Indigenous languages need to reclaim space in our everyday lives once again. But when you are a beginner, finding a starting point to do that can feel daunting and overwhelming. So, here are five simple ways that have worked for me to help bring Tłı̨chǫ Yatıì back into my everyday life:

  1. Pick one word and commit to replacing it in your everyday speech. It will start to feel more and more normal until you don’t think twice about using it. Once that happens pick a new one. One of the easy words that I, my daughter, and even my non-Dene husband use is the Tłı̨chǫ word for “nothing” to indicate there’s no more. I can hear my husband use it all the time with my daughter… “there’s dàòdì cookies!”

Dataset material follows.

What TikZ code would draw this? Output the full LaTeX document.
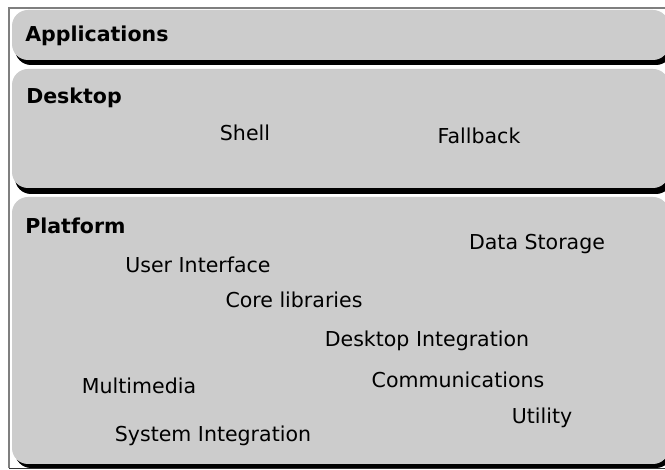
\documentclass[tikz,border=0pt]{standalone}
\usepackage{fontspec}
\setmainfont{DejaVu Sans}
\begin{document}
\begin{tikzpicture}[x=0.75pt,y=-0.75pt,
  layer/.style={fill=boxgray,rounded corners=12pt},
  layershadow/.style={fill=black,rounded corners=12pt},
  title/.style={anchor=base west,font=\fontsize{15.4}{18}\selectfont\bfseries,inner sep=0pt},
  item/.style={anchor=base,font=\fontsize{15.4}{18}\selectfont,inner sep=0pt}]
\definecolor{boxgray}{HTML}{CCCCCC}
\definecolor{framegray}{HTML}{7F7F7F}
\useasboundingbox (0,0) rectangle (665,470);
\clip (0,0) rectangle (665,470);
\fill[white] (0,0) rectangle (665,470);
% outer frame
\draw[framegray,line width=1.2pt] (9,468) -- (9,8) -- (700,8);
\draw[black!80,line width=1pt] (9,468.5) -- (700,468.5);
% layer shadows
\fill[layershadow] (15,14) rectangle (672,65);
\fill[layershadow] (15,73) rectangle (672,194);
\fill[layershadow] (15,201) rectangle (672,468);
% layers
\fill[layer] (12,10) rectangle (669,60);
\fill[layer] (12,69) rectangle (669,188);
\fill[layer] (12,197) rectangle (669,464);
% titles
\node[title] (apps) at (25,42) {Applications};
\node[title] (desk) at (26,104) {Desktop};
\node[title] (plat) at (25,234) {Platform};
% desktop items
\node[item] (shell) at (245,141) {Shell};
\node[item] (fallback) at (479,144) {Fallback};
% platform items
\node[item] (storage) at (537,250) {Data Storage};
\node[item] (ui) at (198,273) {User Interface};
\node[item] (core) at (294,308) {Core libraries};
\node[item] (dint) at (427,347) {Desktop Integration};
\node[item] (mm) at (139,394) {Multimedia};
\node[item] (comm) at (458,388) {Communications};
\node[item] (util) at (542,424) {Utility};
\node[item] (sint) at (213,442) {System Integration};
\end{tikzpicture}
\end{document}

  2. Make the words visible around you. They say the best way to learn is by being immersed and not reading/writing the language. But I have found that I have learned many new words without trying just by having them constantly around me. I have words taped to my kitchen cupboards and fridge. I taped over words in my daughter’s storybooks. I updated all of my cellphone contacts to include kinship terms with family member names, such as: “Sebà Dahti “, which means “my big sister Dahti”. I taped words on the walls by my desk at work. Just seeing the words each day, throughout my day, has helped me to grow the number of words that I know.
  3. Make it part of your cellphone addiction. If you download First Voices App, it gives you access to Indigenous language keyboards for your phone so that you can use the proper characters. This makes writing in your language in text messages, social media posts, or emails super easy. I use words that I know in texts to family members and posts on Instagram, Facebook and Twitter.

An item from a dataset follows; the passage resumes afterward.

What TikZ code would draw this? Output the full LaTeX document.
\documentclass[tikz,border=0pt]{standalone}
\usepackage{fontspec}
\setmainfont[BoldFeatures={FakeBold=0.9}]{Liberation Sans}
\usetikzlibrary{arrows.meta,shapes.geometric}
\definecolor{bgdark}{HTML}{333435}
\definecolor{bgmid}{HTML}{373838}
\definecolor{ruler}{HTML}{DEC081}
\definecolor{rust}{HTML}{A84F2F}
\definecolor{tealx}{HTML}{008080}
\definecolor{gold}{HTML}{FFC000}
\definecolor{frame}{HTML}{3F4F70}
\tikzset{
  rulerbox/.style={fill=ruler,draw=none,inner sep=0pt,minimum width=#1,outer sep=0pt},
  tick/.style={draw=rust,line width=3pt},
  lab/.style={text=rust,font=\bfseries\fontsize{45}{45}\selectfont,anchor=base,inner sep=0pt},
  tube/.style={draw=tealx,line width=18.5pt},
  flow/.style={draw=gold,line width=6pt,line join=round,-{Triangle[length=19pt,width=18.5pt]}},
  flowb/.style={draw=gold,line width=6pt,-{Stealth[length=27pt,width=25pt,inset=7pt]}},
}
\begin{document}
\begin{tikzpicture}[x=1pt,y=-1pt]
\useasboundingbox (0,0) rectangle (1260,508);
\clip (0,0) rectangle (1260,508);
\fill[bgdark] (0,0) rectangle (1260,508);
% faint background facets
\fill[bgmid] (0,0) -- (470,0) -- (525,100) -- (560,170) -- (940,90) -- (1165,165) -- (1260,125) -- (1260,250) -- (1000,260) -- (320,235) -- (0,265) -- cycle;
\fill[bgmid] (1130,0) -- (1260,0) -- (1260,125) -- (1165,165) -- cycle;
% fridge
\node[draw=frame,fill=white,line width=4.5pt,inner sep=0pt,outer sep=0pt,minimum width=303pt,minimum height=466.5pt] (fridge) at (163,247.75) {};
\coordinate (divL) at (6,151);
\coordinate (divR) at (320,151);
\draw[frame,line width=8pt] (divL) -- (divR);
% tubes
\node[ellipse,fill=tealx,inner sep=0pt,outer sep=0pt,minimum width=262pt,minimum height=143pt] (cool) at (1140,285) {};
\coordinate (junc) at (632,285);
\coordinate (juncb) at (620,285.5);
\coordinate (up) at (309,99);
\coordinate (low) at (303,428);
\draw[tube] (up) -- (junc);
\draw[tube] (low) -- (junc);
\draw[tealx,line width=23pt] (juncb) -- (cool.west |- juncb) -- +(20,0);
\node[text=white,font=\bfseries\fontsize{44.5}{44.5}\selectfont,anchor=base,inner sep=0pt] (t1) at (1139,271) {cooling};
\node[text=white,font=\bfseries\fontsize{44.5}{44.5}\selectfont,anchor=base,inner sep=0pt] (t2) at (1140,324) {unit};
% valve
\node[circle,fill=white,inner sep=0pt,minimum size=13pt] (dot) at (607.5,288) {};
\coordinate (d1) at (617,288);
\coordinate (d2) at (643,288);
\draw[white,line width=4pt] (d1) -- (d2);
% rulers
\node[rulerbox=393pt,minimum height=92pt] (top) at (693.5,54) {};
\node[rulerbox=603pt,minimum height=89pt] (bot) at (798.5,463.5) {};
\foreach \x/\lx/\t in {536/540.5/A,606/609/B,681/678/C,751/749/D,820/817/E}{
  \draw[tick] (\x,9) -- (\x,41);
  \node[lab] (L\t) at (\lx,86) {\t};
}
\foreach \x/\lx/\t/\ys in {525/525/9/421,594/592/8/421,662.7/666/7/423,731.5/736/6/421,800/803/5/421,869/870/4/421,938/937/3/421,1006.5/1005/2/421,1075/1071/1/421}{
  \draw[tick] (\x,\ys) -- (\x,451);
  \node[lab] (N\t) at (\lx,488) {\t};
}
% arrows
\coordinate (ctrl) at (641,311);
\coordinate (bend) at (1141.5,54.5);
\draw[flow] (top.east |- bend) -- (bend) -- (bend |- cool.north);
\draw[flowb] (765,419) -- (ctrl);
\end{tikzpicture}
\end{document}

  4. Tell everybody and anybody that you are learning. The more I spread the word that I was trying to learn, the more people in my life and even strangers would start sharing or trying to speak the language with me.
  5. Learn to introduce yourself in your language. Each and every time you introduce yourself around speakers, its like a big warm invitation to them to use the language with you. It also feels rewarding to reclaim that, and taking a minute to appreciate each and every small win in your language journey is important, because it’s a long road ahead full of hard work.

 

Itoah Scott-Enns is Tłı̨chǫ and lives in Yellowknife, NT with her husband and daughter. Itoah founded the #SpeakTłı̨chǫToMe social media campaign in 2015 to promote learning and using Tłı̨chǫ Yatıì. She is currently enrolled in the Tłı̨chǫ Mentor-Apprentice Program, and is grateful to her mother, Gabrielle Mackenzie, who is teaching her the language. Itoah is the owner of Įdaà Strategies and is supporting communities in the North to build trails into the future that are rooted in our Northern and Indigenous languages, cultures, and ways of life.